Ciò, a prescindere dal fatto che, in concreto, alcune persone siano state effettivamente disturbate, sicché la relativa valutazione circa l'entità del fenomeno rumoroso andrà fatta in rapporto alla media sensibilità del gruppo sociale in cui tale fenomeno si verifica, mentre sono irrilevanti, e di per sé insufficienti, le lamentele di una o più singole persone. Ed è inteso, che l'effettiva idoneità dei rumori a procurare pregiudizio ad un numero indeterminato di persone costituisca un accertamento di fatto rimesso al giudice di merito, il quale non è tenuto a basarsi esclusivamente sull'espletamento di specifiche indagini tecniche, potendo fondare il proprio convincimento su altri elementi probatori in grado di dimostrare la sussistenza di un fenomeno in grado di arrecare oggettivamente disturbo della pubblica quiete (Cassazione penale, sentenza 11031/2015).
Diversamente, laddove siano trasgredite disposizioni normative o prescrizioni dell'autorità dettate per disciplinare l'esercizio di mestieri o attività, la contravvenzione, sempre disegnata dall'articolo 659 del Codice penale, sarà quella contenuta nel secondo comma. Il precetto, quindi, si snoda in due figure: il disturbo delle occupazioni e del riposo delle persone (primo comma) sussistente quando i rumori superino la normale tollerabilità e molestino una serie indefinita di persone; l'esercizio di professioni o mestieri rumorosi posto in essere in spregio ai limiti di tempo, spazio e modo imposti espressamente dalla legge, dai provvedimenti o dai regolamenti di settore (secondo comma).

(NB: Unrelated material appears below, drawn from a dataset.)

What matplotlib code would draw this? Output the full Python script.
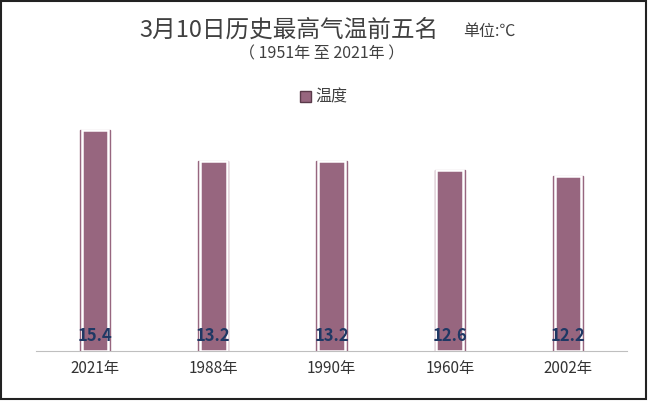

È intuibile, allora, e lo notava anche la Cassazione penale con sentenza 33072/2011 – che nei casi sanzionati dal comma due, non servirà accertare il disturbo prodotto, essendo la rumorosità insita nel tipo di lavoro svolto. Si andrà, perciò, a perpetrare un illecito amministrativo solo per l'inquinamento acustico che abbia sforato i limiti massimi o differenziali di rumore. Se, invece, il disturbo abbia “colpito” solo il vicino di casa, dovrà valutarsi se siano stati violate le soglie indicate dalla legge 447/1995. Se si, la conseguenza sarà l'illecito amministrativo delineato dall'articolo 10, comma due, della legge stessa. Ebbene, nella vicenda – pur dovendo condividersi l'osservazione del procuratore, ossia che non possa dirsi escluso, in ambito condominiale, il disturbo della quiete pubblica che abbia interessato solo le famiglie vicine alla “fonte” del rumore – non si poteva non tener conto che la questione era sostanzialmente insindacabile dalla Corte di Cassazione, perché sorretta da congrua ed adeguata motivazione. Queste, le ragioni logiche e di diritto alla luce della quali i giudici di Piazza Cavour hanno dichiarato inammissibile il ricorso della procura.